Primary Data target is really clear and defined: at this time only Enterprise company that need SDS on existing (non hyperconverged) storage.

They start from a simple fact: different storage type naturally create data silos and you may need more data mobility, more than the one provided by Storage vMotion or similar features. You can have this mobility at storage level, but only using the same vendor and only on some products.

Of course you can put at the top a “storage virtualization layer” like DataCore or FalconStor, but this is a new layer useful in some cases (for example if you have storage with very few data services) but also potentially a bottleneck or an increased degree of complexity. And storage virtualization is not data virtualization.

Data virtualization delivers dynamic data mobility according with some optimizing criteria like performance, capacity and costs:


It also provide a single global dataspace to access all the storage resource, including DAS, SAN, NAS and object storage:


The interesting aspect is that this approach could also be extend to data protection, considering durability, availability, priority, recoverability, and security parameters and requirements.

As you can notice, Primary Data has a dedicated control plan based on a redundant configuration of Data Director managed by a DataSphere manager. The big news, compared to the past year, is the availability also of virtualized controllers and not only physical controllers (like was at the beginning).

Data path is the traditional data path plus a client (an “agent” installed on each access node), in this way each client (usually a server connected to the storage) ask to the data directors how reach the storage (and which storage), the data director will explain at the agent how, and at this point the client can access and work with the storage without talk again with the data director. Controllers works as a redirector to build the first “connection” to the right storage. All the agents are stateless!
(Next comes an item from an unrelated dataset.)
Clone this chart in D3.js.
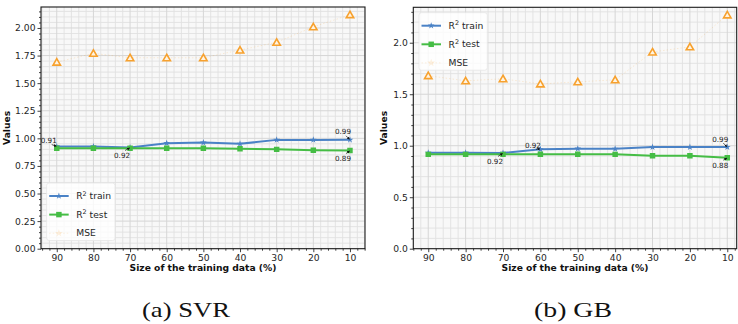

Those client should be native for performance reason and actually Linux is the primary platform. On Windows/Hyper-V the client/agent is just a filter driver (in Windows the SMB protocol will be used instead of NFS protocol that is the default one used by Primary Data). For VMware vSphere, at this point the client is just a virtual appliance, but they are working to transform it as a filter using the new VAIO framework. For legacy environment there is also a dedicated agent (in a Linux machine) called “portal”.

So the agent implementation is still a work in progress, but on the other side the control plane is already in an interesting state with several features including the objectives (and smart objectives) to automate decision-making in order to maximize efficiency and reach the desired goals. Mapping between objectives and the real storage capabilities is something complex, but the result is really effective: for example to demote a storage you have only to set the target objects durability and availability to zero and wait until the data are moved. Of course you can set the performance limit or the priority for each data movement.

Will be also interesting see when will be implemented also some data services like data availability. As written you can handle also local storage (DAS) and it’s possible redirect the access to this storage also from other client (because it’s exported as a NFS share). By adding also an availability service you can transform local storage to shared storage.

In conclusion, Primary Data has a unique data virtualization solution that still need some implementation. But they strategy seems quite clear and prioritized by those steps and target:

  • First the virtualization with VMware vSphere 6.0 and with Virtual Volumes
  • Second the huge scale-out NAS (to become an alternative to Isilon)
  • Thirth the data migration scenario
  • And then backup/restore / Archive / Cloud Gateway

Disclaimer: Condor Consulting Group has invited me to this even and they will paid for accommodation and travels, but I am not compensated for my time and I’m not obliged to blog. Furthermore, the content is not reviewed, approved or published by any other person than me.